Alors que les pièces défilent – Djangology, Nuages, Place de Brouckère, Manoir de mes rêves –, l’un des guitaristes solistes veille d’un œil scrupuleux sur le déroulement du concert. C’est Jon Larsen, l’instigateur de cette utopie. Depuis les années 1970, il "vit" Django. Une obsession. D’abord à la tête du Hot Club de Norvège, il sillonne le monde de la musique gipsy, produit des artistes manouches et assiste à l’émergence d’un curieux raz-de-marée :

“En vingt ans, l’égérie d’une culture française underground est devenue un phénomène mondial !” Il y a quinze ans, il commence à composer, à combiner la musique de son idole avec un quartet à cordes classique. Alors, quand le Kristiansand Symfoniorkester lui demande quel serait le projet idéal sur Django, il voit les choses en grand. Ce soir, deux rêves se concrétisent : celui de Django, mort trop tôt pour voir sa musique orchestrée, et celui de Jon Larsen, fruit de trente ans de travail. Dans la loge, l’ampleur de l’enjeu invite le trac : “Ce concert unique ne pouvait se dérouler ailleurs qu’à Paris. J’appréhende la réaction du public hexagonal, devant l’interprétation norvégienne d’une musique qui lui appartient !”Le choix des dix morceaux s’impose : ceux qui représentent le plus beau challenge et révèlent des possibilités d’arrangement prometteuses. Diminishing Blackness, appelé à l’origine Go Tell Mozart, devait être la première symphonie de Django. Il ne savait pas écrire la musique et je le suppose frustré de n’avoir pu donner corps à ce qu’il entendait!”, poursuit Larsen.

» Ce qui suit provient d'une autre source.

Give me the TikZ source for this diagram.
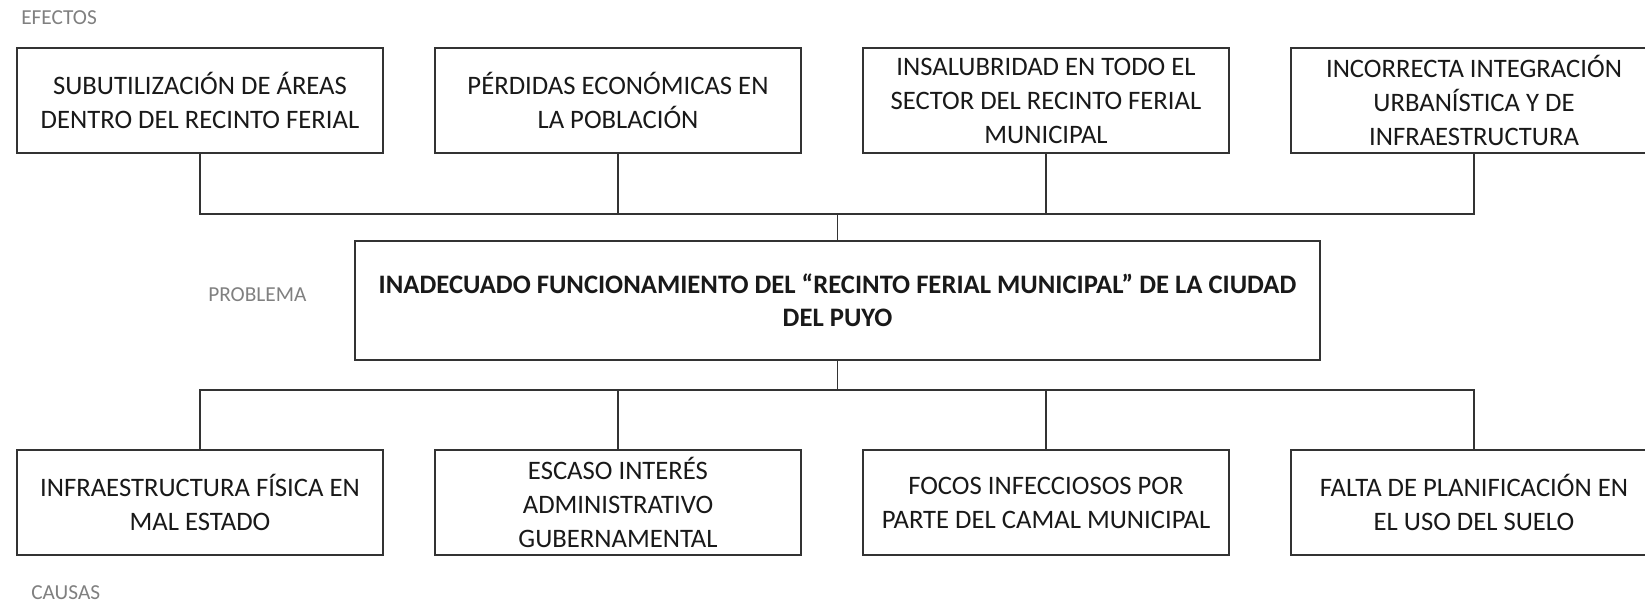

Cette dimension orchestrale, Florin Nicolescu, digne héritier de Stéphane Grapelli, l’explique : “Les structures et les intentions des morceaux se prêtent à 100% à l’orchestration. A l’époque, il subissait l’influence des big bands des années 1930-1940.” “Django composait en tant que musicien et non en tant que guitariste. Ce qu’il entendait allait bien au-delà de son instrument”, renchérit Biréli Lagrène. “Il m’étonne toujours, il dépasse les modes !”, ajoute le guitariste Christian Escoudé, autre invité de marque à cette soirée.

Joute musicale

Sur scène, l’atmosphère se détend. Christian Escoudé rejoint ses deux amis. Le chef d’orchestre swingue et claque des doigts ; les instrumentistes applaudissent à tout rompre les soli. Les cordes pincées, mutines, taquinent les arabesques des cordes frottées, lorsque se produit le duel : un duo post-moderne entre Florin et Biréli. Grincements suraigus contre guitare rageuse, concours de vitesse pour tenter de perdre l’autre : la mascarade s’achève sur un grand éclat de rire et une accolade. “Les Américains appellent cela un challenge. Mais ça reste sain !”, note Christian Escoudé à propos de la complicité qui unit les trois solistes, un trio indiscipliné qui se chuchote des blagues à l’oreille. Des copains qui finissent par inclure dans leurs jeux deux guitaristes norvégiens : Jon Larsen et Andreas Oberg. Derrière, les roulements des tambours grondent, les cuivres s’enflamment, les archets tourbillonnent. Le concert s’achève en apothéose, en embrassades et en émotion. Jon Larsen brandit sa guitare en triomphe. Le rêve est devenu réalité. Dans le cœur de chaque spectateur : un petit bout de l’âme de Django.